At the same time, the Navy can change the culture of the organization by creating a common information system.

"So instead of different participants maintaining their own information supply and sending e-mails to request something from someone else -- instead of the culture of 'mother-may-I?' -- individuals can respond according to their own sense of priorities," Danzig said.

The five-year contract also has three-year renewal options that can bring the value up to $9 billion. The Navy also kept the option of calling on a runner-up to step in if EDS fails to meet its objectives, and that runner-up can be called on to monitor the effectiveness of EDS.

The Navy expects about 40,000 desktops will be linked in the first year, focusing initially on the Naval Air Systems Command, which had contracts up for renewal.

Several delays

Although the Navy had expected to award the contract sooner, the date was postponed several times. Secretary Danzig attributed the delays to a reticence to move forward without Congressional approval.

"We needed to make sure we had genuine Congressional support," he said. "We didn't want to announce this until the authorization committee spoke in support of it."

Other reports suggested there were concerns about the loss of jobs in certain districts.

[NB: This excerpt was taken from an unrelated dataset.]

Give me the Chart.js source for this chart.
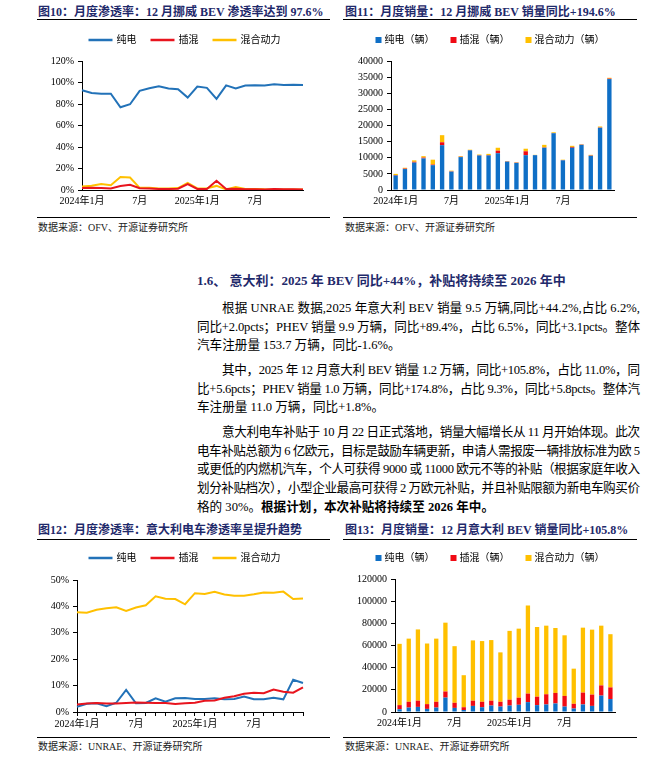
<!DOCTYPE html>
<html><head><meta charset="utf-8">
<script src="https://cdn.jsdelivr.net/npm/chart.js@4"></script>
<style>
body{margin:0;width:671px;height:761px;background:#fff;position:relative;overflow:hidden;font-family:'Liberation Serif','Noto Sans CJK SC',serif;}
.abs{position:absolute;white-space:nowrap;}
.title{font-size:12px;font-weight:bold;color:#1F2A6B;line-height:16px;}
.rule{position:absolute;height:0;border-top:1.5px solid #000;}
.rule2{position:absolute;height:0;border-top:1px solid #000;}
.src{font-size:10px;color:#222;line-height:12px;}
.head{font-size:13px;font-weight:bold;color:#1F2A6B;line-height:20px;}
.p{position:absolute;font-size:12.6px;line-height:18px;color:#000;white-space:nowrap;}
canvas{position:absolute;}
</style></head><body>

<div class="abs title" style="left:38px;top:4px;">图10：月度渗透率：12 月挪威 BEV 渗透率达到 97.6%</div>
<div class="rule" style="left:37px;top:19px;width:293px;"></div>
<div class="abs title" style="left:345px;top:4px;">图11：月度销量：12 月挪威 BEV 销量同比+194.6%</div>
<div class="rule" style="left:343px;top:19px;width:294px;"></div>
<div class="rule2" style="left:37px;top:217px;width:293px;"></div>
<div class="rule2" style="left:343px;top:217px;width:294px;"></div>
<div class="abs src" style="left:38px;top:222px;">数据来源：OFV、开源证券研究所</div>
<div class="abs src" style="left:345px;top:222px;">数据来源：OFV、开源证券研究所</div>

<div class="abs head" style="left:197px;top:271px;">1.6、 意大利：2025 年 BEV 同比+44%，补贴将持续至 2026 年中</div>

<div class="p j" data-w="418" style="left:222px;top:299px;">根据 UNRAE 数据,2025 年意大利 BEV 销量 9.5 万辆,同比+44.2%,占比 6.2%,</div>
<div class="p j" data-w="443" style="left:197px;top:317.7px;">同比+2.0pcts；PHEV 销量 9.9 万辆，同比+89.4%，占比 6.5%，同比+3.1pcts。整体</div>
<div class="p" style="left:197px;top:336.4px;">汽车注册量 153.7 万辆，同比-1.6%。</div>

<div class="p j" data-w="418" style="left:222px;top:361px;">其中，2025 年 12 月意大利 BEV 销量 1.2 万辆，同比+105.8%，占比 11.0%，同</div>
<div class="p j" data-w="443" style="left:197px;top:379.7px;">比+5.6pcts；PHEV 销量 1.0 万辆，同比+174.8%，占比 9.3%，同比+5.8pcts。整体汽</div>
<div class="p" style="left:197px;top:398.4px;">车注册量 11.0 万辆，同比+1.8%。</div>

<div class="p j" data-w="418" style="left:222px;top:423px;">意大利电车补贴于 10 月 22 日正式落地，销量大幅增长从 11 月开始体现。此次</div>
<div class="p j" data-w="443" style="left:197px;top:441.7px;">电车补贴总额为 6 亿欧元，目标是鼓励车辆更新，申请人需报废一辆排放标准为欧 5</div>
<div class="p j" data-w="443" style="left:197px;top:460.4px;">或更低的内燃机汽车，个人可获得 9000 或 11000 欧元不等的补贴（根据家庭年收入</div>
<div class="p j" data-w="443" style="left:197px;top:479.1px;">划分补贴档次），小型企业最高可获得 2 万欧元补贴，并且补贴限额为新电车购买价</div>
<div class="p" style="left:197px;top:497.8px;">格的 30%。<b>根据计划，本次补贴将持续至 2026 年中。</b></div>

<div class="abs title" style="left:38px;top:522px;">图12：月度渗透率：意大利电车渗透率呈提升趋势</div>
<div class="rule" style="left:37px;top:539px;width:293px;"></div>
<div class="abs title" style="left:345px;top:522px;">图13：月度销量：12 月意大利 BEV 销量同比+105.8%</div>
<div class="rule" style="left:343px;top:539px;width:294px;"></div>
<div class="rule2" style="left:37px;top:737px;width:293px;"></div>
<div class="rule2" style="left:343px;top:737px;width:294px;"></div>
<div class="abs src" style="left:38px;top:741px;">数据来源：UNRAE、开源证券研究所</div>
<div class="abs src" style="left:345px;top:741px;">数据来源：UNRAE、开源证券研究所</div>

<canvas id="c10"></canvas>
<canvas id="c11"></canvas>
<canvas id="c12"></canvas>
<canvas id="c13"></canvas>

<script>
// fit justified paragraph lines to their column width
document.querySelectorAll('.j').forEach(el => {
  const target = +el.dataset.w;
  const w = el.getBoundingClientRect().width;
  const n = [...el.textContent].length;
  el.style.letterSpacing = ((target - w) / (n - 1)) + 'px';
});

// ---------- data ----------
const categories = ['2024年1月','2024年2月','2024年3月','2024年4月','2024年5月','2024年6月','2024年7月','2024年8月','2024年9月','2024年10月','2024年11月','2024年12月',
                    '2025年1月','2025年2月','2025年3月','2025年4月','2025年5月','2025年6月','2025年7月','2025年8月','2025年9月','2025年10月','2025年11月','2025年12月'];
const tickLabels = ['2024年1月','','','','','','7月','','','','','','2025年1月','','','','','','7月','','','','',''];

const seriesNames = ['纯电','插混','混合动力'];
const seriesNamesUnit = ['纯电（辆）','插混（辆）','混合动力（辆）'];

// Norway penetration (%)
const norwayBEVShare  = [92.8, 90.3, 89.6, 89.6, 77.0, 79.8, 92.2, 94.6, 96.6, 94.4, 93.8, 86.0, 96.3, 95.0, 84.7, 97.3, 94.4, 97.2, 97.4, 97.2, 98.3, 97.7, 97.8, 97.6];
const norwayPHEVShare = [1.9, 2.0, 1.8, 1.5, 3.8, 4.8, 1.6, 1.4, 1.0, 1.0, 1.2, 5.5, 1.0, 1.0, 8.6, 1.0, 1.2, 0.6, 0.6, 0.5, 1.0, 0.6, 0.6, 0.5];
const norwayHEVShare  = [3.2, 4.0, 5.6, 4.4, 12.0, 11.6, 2.0, 2.0, 1.5, 1.5, 1.8, 6.5, 1.5, 1.6, 3.8, 0.6, 2.7, 1.0, 1.0, 0.6, 0.5, 0.5, 0.5, 0.5];

// Norway sales (units)
const norwayBEV  = [4500, 6500, 8500, 9800, 7700, 13900, 5700, 10200, 12300, 10700, 10700, 11400, 8800, 8400, 10800, 10800, 13100, 17600, 9200, 13100, 14000, 10600, 19300, 34400];
const norwayPHEV = [150, 150, 250, 250, 200, 900, 100, 100, 80, 100, 150, 800, 80, 80, 1200, 40, 100, 80, 80, 250, 80, 100, 100, 150];
const norwayHEV  = [350, 250, 450, 450, 1500, 2200, 200, 200, 120, 200, 350, 900, 120, 120, 800, 60, 800, 220, 120, 350, 120, 200, 300, 250];

// Italy penetration (%)
const italyBEVShare  = [2.0, 3.1, 3.3, 2.2, 3.5, 8.4, 3.3, 3.4, 5.2, 3.9, 5.2, 5.3, 4.9, 4.9, 5.2, 4.8, 4.9, 5.9, 4.8, 4.8, 5.4, 4.8, 12.2, 11.0];
const italyPHEVShare = [2.8, 3.2, 3.4, 3.2, 3.2, 3.4, 3.6, 3.5, 3.4, 3.4, 3.0, 3.3, 3.5, 4.3, 4.4, 5.4, 6.0, 6.9, 7.3, 7.1, 8.5, 7.7, 7.3, 9.3];
const italyHEVShare  = [37.8, 37.6, 38.7, 39.3, 39.7, 38.3, 39.6, 40.4, 43.8, 42.9, 42.8, 40.8, 45.0, 44.7, 45.5, 44.5, 44.0, 44.0, 44.6, 45.3, 45.2, 45.6, 42.8, 43.0];

// Italy sales (units)
const italyBEV  = [2500, 4000, 4600, 2800, 4000, 13000, 3700, 1800, 5500, 4300, 5800, 4900, 5800, 6500, 8900, 6200, 6800, 7700, 4900, 3100, 6800, 5500, 14800, 11700];
const italyPHEV = [3700, 5200, 5600, 4300, 5200, 5500, 4600, 2500, 4700, 4900, 4400, 4300, 5300, 6400, 7700, 7600, 9200, 9500, 9600, 4300, 10700, 10200, 9200, 10500];
const italyHEV  = [55300, 57000, 64300, 54700, 57000, 62100, 51100, 28900, 54400, 54800, 54700, 44600, 62100, 62300, 79500, 62900, 61900, 58600, 54700, 31700, 58600, 58600, 53900, 48000];

// ---------- style ----------
const BLUE_LINE = '#2272B8', RED_LINE = '#E8141E', YEL_LINE = '#FFC000';
const BLUE_BAR = '#0F6FC6', RED_BAR = '#F00A14', YEL_BAR = '#FFC000';
const FONT = "'Liberation Serif','Noto Sans CJK SC',serif";

const fixedLegend = {
  id: 'fixedLegend',
  afterDraw(chart, args, o) {
    const ctx = chart.ctx;
    ctx.save();
    ctx.font = o.size + 'px ' + FONT;
    ctx.textBaseline = 'middle';
    const items = chart.data.datasets.map(ds => ({ text: ds.label, color: ds.borderColor || ds.backgroundColor }));
    const widths = items.map(it => o.markW + o.gap + ctx.measureText(it.text).width);
    const total = widths.reduce((a, b) => a + b, 0) + o.spacing * (items.length - 1);
    let x = (chart.width - total) / 2 + (o.dx || 0);
    const y = o.y;
    items.forEach((it, i) => {
      if (o.kind === 'line') {
        ctx.strokeStyle = it.color; ctx.lineWidth = 2.5;
        ctx.beginPath(); ctx.moveTo(x, y); ctx.lineTo(x + o.markW, y); ctx.stroke();
      } else {
        ctx.fillStyle = it.color; ctx.fillRect(x, y - o.markW / 2, o.markW, o.markW);
      }
      ctx.fillStyle = '#000';
      ctx.fillText(it.text, x + o.markW + o.gap, y);
      x += widths[i] + o.spacing;
    });
    ctx.restore();
  }
};

function makeChart(id, box, plot, cfg) {
  const c = document.getElementById(id);
  c.width = box.w; c.height = box.h;
  c.style.left = box.x + 'px'; c.style.top = box.y + 'px';
  const yW = plot.l - box.x, padTop = plot.t - box.y, padRight = box.x + box.w - plot.r, xH = box.y + box.h - plot.b;
  const isBar = cfg.type === 'bar';
  return new Chart(c, {
    type: cfg.type,
    data: { labels: categories, datasets: cfg.datasets },
    plugins: [fixedLegend],
    options: {
      responsive: false, animation: false, devicePixelRatio: 1,
      layout: { padding: { top: padTop, right: padRight, left: 0, bottom: 0 } },
      plugins: {
        legend: { display: false }, tooltip: { enabled: false },
        fixedLegend: Object.assign({ y: cfg.legendY - box.y }, cfg.legend)
      },
      scales: {
        x: {
          stacked: isBar, offset: isBar,
          grid: { display: true, drawOnChartArea: false, drawTicks: !!cfg.xTicks, tickLength: 4, color: '#000', lineWidth: 1 },
          border: { display: true, color: '#000', width: 1 },
          ticks: { autoSkip: false, maxRotation: 0, minRotation: 0, padding: cfg.xTicks ? 2 : 5, color: '#000',
                   font: { family: FONT, size: 10 }, callback: (v, i) => tickLabels[i] },
          afterFit(s) { s.height = xH; }
        },
        y: {
          stacked: isBar, min: cfg.yMin, max: cfg.yMax,
          grid: { display: true, drawOnChartArea: false, drawTicks: true, tickLength: 4, color: '#000', lineWidth: 1 },
          border: { display: true, color: '#000', width: 1 },
          ticks: { stepSize: cfg.yStep, padding: 4, color: '#000', font: { family: FONT, size: 10 }, callback: cfg.yFmt },
          afterFit(s) { s.width = yW; }
        }
      }
    }
  });
}

function lineDS(label, data, color, order) {
  return { label, data, borderColor: color, backgroundColor: color, borderWidth: 2, pointRadius: 0, tension: 0, fill: false, order };
}
function barDS(label, data, color) {
  return { label, data, backgroundColor: color, borderWidth: 0, barPercentage: 0.47, categoryPercentage: 1, stack: 's' };
}
const pct = v => v + '%';
const num = v => String(v);
const lineLegend = { kind: 'line', size: 10, markW: 24, gap: 4, spacing: 14 };
const barLegend = { kind: 'box', size: 10, markW: 6, gap: 3, spacing: 16 };

makeChart('c10', { x: 37, y: 28, w: 295, h: 185 }, { l: 82, t: 61, r: 303, b: 190 }, {
  type: 'line', legendY: 40, legend: lineLegend, yMin: 0, yMax: 120, yStep: 20, yFmt: pct, xTicks: false,
  datasets: [lineDS(seriesNames[0], norwayBEVShare, BLUE_LINE, 3), lineDS(seriesNames[1], norwayPHEVShare, RED_LINE, 1), lineDS(seriesNames[2], norwayHEVShare, YEL_LINE, 2)]
});
makeChart('c11', { x: 343, y: 28, w: 294, h: 185 }, { l: 391, t: 61, r: 614, b: 190 }, {
  type: 'bar', legendY: 40, legend: barLegend, yMin: 0, yMax: 40000, yStep: 5000, yFmt: num, xTicks: false,
  datasets: [barDS(seriesNamesUnit[0], norwayBEV, BLUE_BAR), barDS(seriesNamesUnit[1], norwayPHEV, RED_BAR), barDS(seriesNamesUnit[2], norwayHEV, YEL_BAR)]
});
makeChart('c12', { x: 37, y: 548, w: 295, h: 185 }, { l: 77, t: 580, r: 303, b: 712 }, {
  type: 'line', legendY: 558, legend: lineLegend, yMin: 0, yMax: 50, yStep: 5, yFmt: pct, xTicks: true,
  datasets: [lineDS(seriesNames[0], italyBEVShare, BLUE_LINE, 3), lineDS(seriesNames[1], italyPHEVShare, RED_LINE, 2), lineDS(seriesNames[2], italyHEVShare, YEL_LINE, 1)]
});
makeChart('c13', { x: 343, y: 548, w: 294, h: 185 }, { l: 395, t: 579, r: 615, b: 712 }, {
  type: 'bar', legendY: 558, legend: barLegend, yMin: 0, yMax: 120000, yStep: 20000, yFmt: num, xTicks: false,
  datasets: [barDS(seriesNamesUnit[0], italyBEV, BLUE_BAR), barDS(seriesNamesUnit[1], italyPHEV, RED_BAR), barDS(seriesNamesUnit[2], italyHEV, YEL_BAR)]
});
</script>
</body></html>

In working with Congress, the Navy agreed "not to introduce ship maintenance activities until a year from now, and Congress asked that we not integrate the air depots for a year. We agreed to that," said Danzig.

EDS will work with several subcontractors, including Raytheon, MCI WorldCom, Cisco Systems Inc. (Nasdaq:CSCO - news), WAM!NET, Dell Computer Corp. (Nasdaq:DELL - news) and Microsoft Corp. (Nasdaq:MSFT - news) EDS will also subcontract 40 percent of the total award to smaller businesses.

Other bidders for the contract included Computer Sciences Corp. (NYSE:CSC - news), General Dynamics Corp. (NYSE:GD - news) and IBM.

The Navy/Marine Corps Intranet will cover the continental U.S., Hawaii, Alaska, Puerto Rico, Iceland and Guantanamo Bay, Cuba.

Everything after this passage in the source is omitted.